Roman Leventov comments on AGIs may value intrinsic rewards more than extrinsic ones

Roman Leventov 18 Nov 2022 8:40 UTC
1 point
0
I don’t have the time—or knowledge—to respond to everything, but from your response, I worry that my article partially missed the target. I’m trying to argue that humans may not be just—utility—maximizers and that a large part of being human (or maybe any organism?) is to just enjoy the world via some quasi-non-rewarded types of behavior. So there’s no real utility for some or perhaps the most important things that we value. Seeking out “surprising” results does help AIs and humans learn, and seeking out information as well. But I’m not sure human psychology supports human intrinsic rewards as necessarily related to utility maximization. I do view survival nor procreation as genetically encoded drives—but they are not the innate drives I described above. It’s not completely clear what we gain when we enjoy being in the world, learning, socializing.
Let me rephrase your thought, as I understand it: “I don’t think humans are (pure) RL-like agents, they are more like ActInf agents” (by “pure” RL I mean RL without entropy regularization, or other schemes that motivate exploration).
There is copious literature finding the neuronal, neuropsychological, or psychological makeup of humans “basically implementing Active Inference”, as well as “basically implementing RL”. The portion of this research that is more rigorous maps the empirical observations from neurobiology directly onto the mathematics of ActInf and RL, respectively. I think this kind of research is useful, it equips us with instruments to predict certain aspects of human behaviour, and suggests avenues for disorder treatment.
The portion of this research that is less rigorous and more philosophical, is like pointing out “it looks like humans behave here like ActInf agents”, or “it looks like humans behave here like RL agents”. This kind of philosophy is only useful for suggesting a direction for mining empirical observations, to either confirm or disprove theories that in this or that corner of behaviour/psychology, humans act more like ActInf, or RL agents. (Note that I would not count observations from psychology here, because they are notoriously unreliable themselves, see reproducibility crisis, etc.)
I’m aware of Friston’s free energy principle (it was one of the first things I looked at in graduate school). I personally view most of it as non-falsifiable, but I know that many have used to derive useful interpretation of brain function.
RL is not falsifiable, too. Both can be seen as normative theories of agency. Normative theories are unfalsifiable, they are prescriptions, or, if you want, the sources of the definition of agency.
However, I would say that ActInf is also a physical theory (apart from being normative) because it’s derived from (or at least related to) statistical mechanics and the principle of least action. RL is “just” a normative framework of agency because I don’t see any relationship with physics in it (again, if you don’t add entropy regularisation).

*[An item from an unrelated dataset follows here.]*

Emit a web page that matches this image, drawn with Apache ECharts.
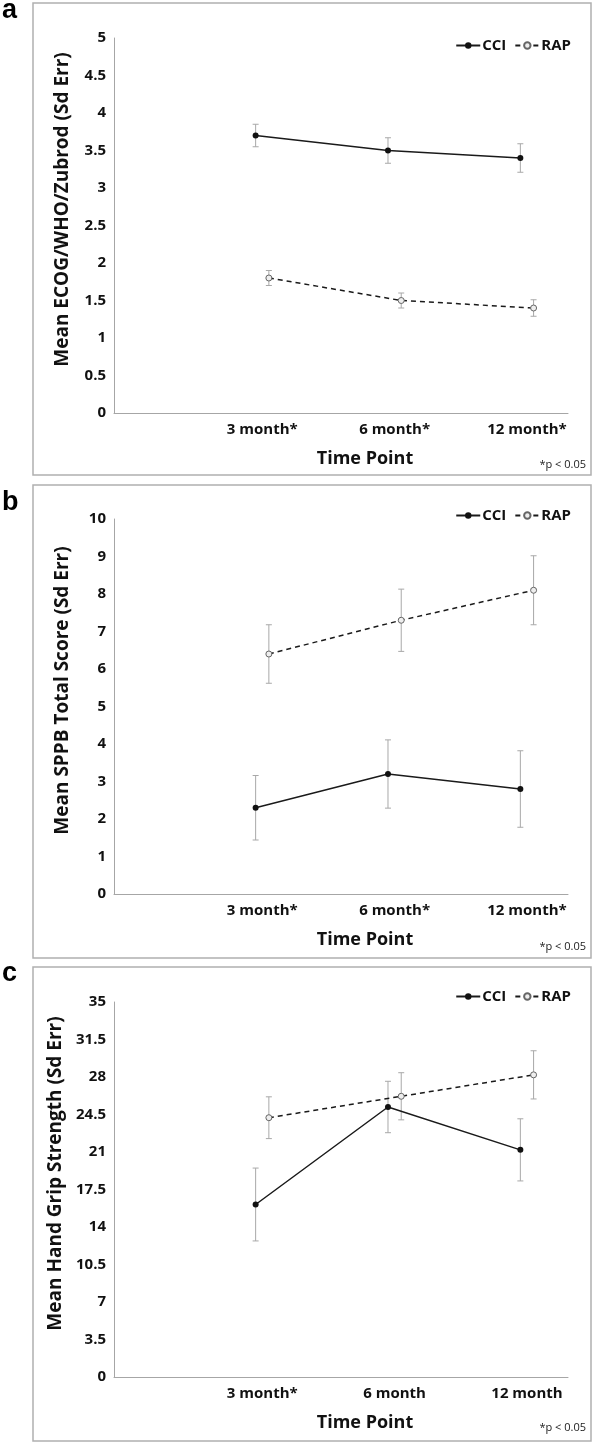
<!DOCTYPE html>
<html>
<head>
<meta charset="utf-8">
<script src="https://cdn.jsdelivr.net/npm/echarts@6/dist/echarts.min.js"></script>
<style>
html,body{margin:0;padding:0;background:#fff;}
#chart{width:596px;height:1443px;}
</style>
</head>
<body>
<div id="chart"></div>
<script>
// ---- data ----
const categoriesAB = ['3 month*', '6 month*', '12 month*'];
const categoriesC = ['3 month*', '6 month', '12 month'];
const seriesNames = ['CCI', 'RAP'];

const ecogCCI = [3.7, 3.5, 3.4];
const ecogCCIErr = [0.15, 0.17, 0.19];
const ecogRAP = [1.8, 1.5, 1.4];
const ecogRAPErr = [0.10, 0.10, 0.11];

const sppbCCI = [2.3, 3.2, 2.8];
const sppbCCIErr = [0.86, 0.91, 1.02];
const sppbRAP = [6.4, 7.3, 8.1];
const sppbRAPErr = [0.78, 0.83, 0.92];

const gripCCI = [16.1, 25.2, 21.2];
const gripCCIErr = [3.4, 2.4, 2.9];
const gripRAP = [24.2, 26.2, 28.2];
const gripRAPErr = [1.95, 2.2, 2.25];

const yTicksA = {min: 0, max: 5, interval: 0.5};
const yTicksB = {min: 0, max: 10, interval: 1};
const yTicksC = {min: 0, max: 35, interval: 3.5};

const yTitles = ['Mean ECOG/WHO/Zubrod (Sd Err)', 'Mean SPPB Total Score (Sd Err)', 'Mean Hand Grip Strength (Sd Err)'];
const xTitle = 'Time Point';
const noteText = '*p < 0.05';
const panelLetters = ['a', 'b', 'c'];

// ---- layout ----
const FONT = '"Open Sans", "Liberation Sans", sans-serif';
const gridTops = [38, 519, 1002];
const plotH = 375;
const boxes = [[33, 3, 558, 472], [33, 485, 558, 473], [33, 967, 558, 474]];
const letterY = [11, 503, 974];
const noteY = [465, 947, 1428];
const legendTops = [33, 503, 984];
const LABEL_OFF = 0.12, CCI_OFF = 0.07, RAP_OFF = 0.17;
const X_MAX = 3.43;

const panels = [
  {cats: categoriesAB, cci: ecogCCI, cciE: ecogCCIErr, rap: ecogRAP, rapE: ecogRAPErr, y: yTicksA},
  {cats: categoriesAB, cci: sppbCCI, cciE: sppbCCIErr, rap: sppbRAP, rapE: sppbRAPErr, y: yTicksB},
  {cats: categoriesC, cci: gripCCI, cciE: gripCCIErr, rap: gripRAP, rapE: gripRAPErr, y: yTicksC}
];

const grid = [], xAxis = [], yAxis = [], series = [], legend = [], graphic = [];

function errRender(params, api) {
  const x = api.value(0), lo = api.value(1), hi = api.value(2);
  const p1 = api.coord([x, lo]), p2 = api.coord([x, hi]);
  const w = 3;
  const st = {stroke: '#a8a8a8', lineWidth: 1};
  return {type: 'group', children: [
    {type: 'line', shape: {x1: p1[0], y1: p1[1], x2: p2[0], y2: p2[1]}, style: st},
    {type: 'line', shape: {x1: p1[0] - w, y1: p1[1], x2: p1[0] + w, y2: p1[1]}, style: st},
    {type: 'line', shape: {x1: p2[0] - w, y1: p2[1], x2: p2[0] + w, y2: p2[1]}, style: st}
  ]};
}

panels.forEach((p, i) => {
  grid.push({left: 114, right: 28, top: gridTops[i], height: plotH, containLabel: false});
  xAxis.push({
    type: 'value', gridIndex: i, min: 0, max: X_MAX,
    name: xTitle, nameLocation: 'middle', nameGap: 37,
    nameTextStyle: {fontFamily: FONT, fontWeight: 'bold', fontSize: 18, color: '#111', padding: [0, 0, 0, 48]},
    axisLine: {show: true, lineStyle: {color: '#a6a6a6', width: 1}},
    axisTick: {show: false},
    splitLine: {show: false},
    axisLabel: {
      customValues: p.cats.map((c, k) => k + 1 + LABEL_OFF),
      formatter: v => p.cats[Math.round(v - LABEL_OFF) - 1] || '',
      fontFamily: FONT, fontWeight: 'bold', fontSize: 15, color: '#111', margin: 9
    }
  });
  yAxis.push({
    type: 'value', gridIndex: i, min: p.y.min, max: p.y.max, interval: p.y.interval,
    name: yTitles[i], nameLocation: 'middle', nameGap: 42,
    nameTextStyle: {fontFamily: FONT, fontWeight: 'bold', fontSize: 19, color: '#111', padding: [0, 0, 0, 32]},
    axisLine: {show: true, lineStyle: {color: '#a6a6a6', width: 1}},
    axisTick: {show: false},
    splitLine: {show: false},
    axisLabel: {fontFamily: FONT, fontWeight: 'bold', fontSize: 15, color: '#111', margin: 8}
  });
  series.push({
    type: 'custom', xAxisIndex: i, yAxisIndex: i, renderItem: errRender, z: 1, silent: true,
    data: p.cci.map((v, k) => [k + 1 + CCI_OFF, v - p.cciE[k], v + p.cciE[k]])
  });
  series.push({
    type: 'custom', xAxisIndex: i, yAxisIndex: i, renderItem: errRender, z: 1, silent: true,
    data: p.rap.map((v, k) => [k + 1 + RAP_OFF, v - p.rapE[k], v + p.rapE[k]])
  });
  series.push({
    name: seriesNames[0], type: 'line', xAxisIndex: i, yAxisIndex: i, z: 3,
    data: p.cci.map((v, k) => [k + 1 + CCI_OFF, v]),
    symbol: 'circle', symbolSize: 6, showSymbol: true,
    lineStyle: {color: '#1a1a1a', width: 1.5, type: 'solid'},
    itemStyle: {color: '#111', borderColor: '#111', borderWidth: 0},
    animation: false
  });
  series.push({
    name: seriesNames[1], type: 'line', xAxisIndex: i, yAxisIndex: i, z: 3,
    data: p.rap.map((v, k) => [k + 1 + RAP_OFF, v]),
    symbol: 'circle', symbolSize: 6, showSymbol: true,
    lineStyle: {color: '#1a1a1a', width: 1.5, type: [5, 4]},
    itemStyle: {color: '#eeeeee', borderColor: '#666', borderWidth: 1},
    animation: false
  });
  legend.push({
    data: seriesNames, right: 20, top: legendTops[i], itemWidth: 24, itemHeight: 8, itemGap: 8,
    selectedMode: false,
    textStyle: {fontFamily: FONT, fontWeight: 'bold', fontSize: 15, color: '#111', padding: [0, 0, 0, -3]}
  });
  const b = boxes[i];
  graphic.push({type: 'rect', shape: {x: b[0], y: b[1], width: b[2], height: b[3]},
    style: {fill: 'none', stroke: '#b0b0b0', lineWidth: 1.5}, silent: true});
  graphic.push({type: 'text', x: 2, y: letterY[i],
    style: {text: panelLetters[i], font: 'bold 27px "Liberation Sans", Arial, sans-serif', fill: '#000', textVerticalAlign: 'middle'}});
  graphic.push({type: 'text', x: 586, y: noteY[i],
    style: {text: noteText, font: '11px ' + FONT, fill: '#222', textAlign: 'right', textVerticalAlign: 'middle'}});
});

const chart = echarts.init(document.getElementById('chart'), null, {renderer: 'canvas'});
chart.setOption({
  backgroundColor: '#fff',
  animation: false,
  grid, xAxis, yAxis, series, legend, graphic
});
</script>
</body>
</html>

I would say that my question—which I did not answer in the post—is whether we can design AIs that don’t seek to maximize some utility or minimize some cost?
I answered to this question above: yes, you can design AI that will not minimise or maximise any utility or cost, but only some form of energy. Just choose Active Inference, ReduNet, GFlowNet, or LeCun’s architecture^[1]. It’s not just renaming “utility” into “energy”, there is a deep philosophical departure. (I’m not sure it’s articulated somewhere in a piece dedicated to this question, the best resources that I can recommend are the sections which discuss RL in Active Inference book, LeCun’s paper (see section “Reward is not enough”), and Bengio’s GFlowNet tutorial, all links are above.
However, as I pointed out above, this doesn’t save you from instrumental convergence. Which can be just as bad (for humans) as a prototypical utility/cost/paperclip maximiser.
If you want an agent that doesn’t instrumentally converge at all, please see the discussion of Mild Optimization.
1. ^
  Caveats apply: embedded agents could still emerge inside agents with these architectures, and these embedded agents might in principle be RL. Perhaps, this is actually why humans sometimes exhibit RL-like behaviour, even though “fundamentally” they are more like ActInf agents.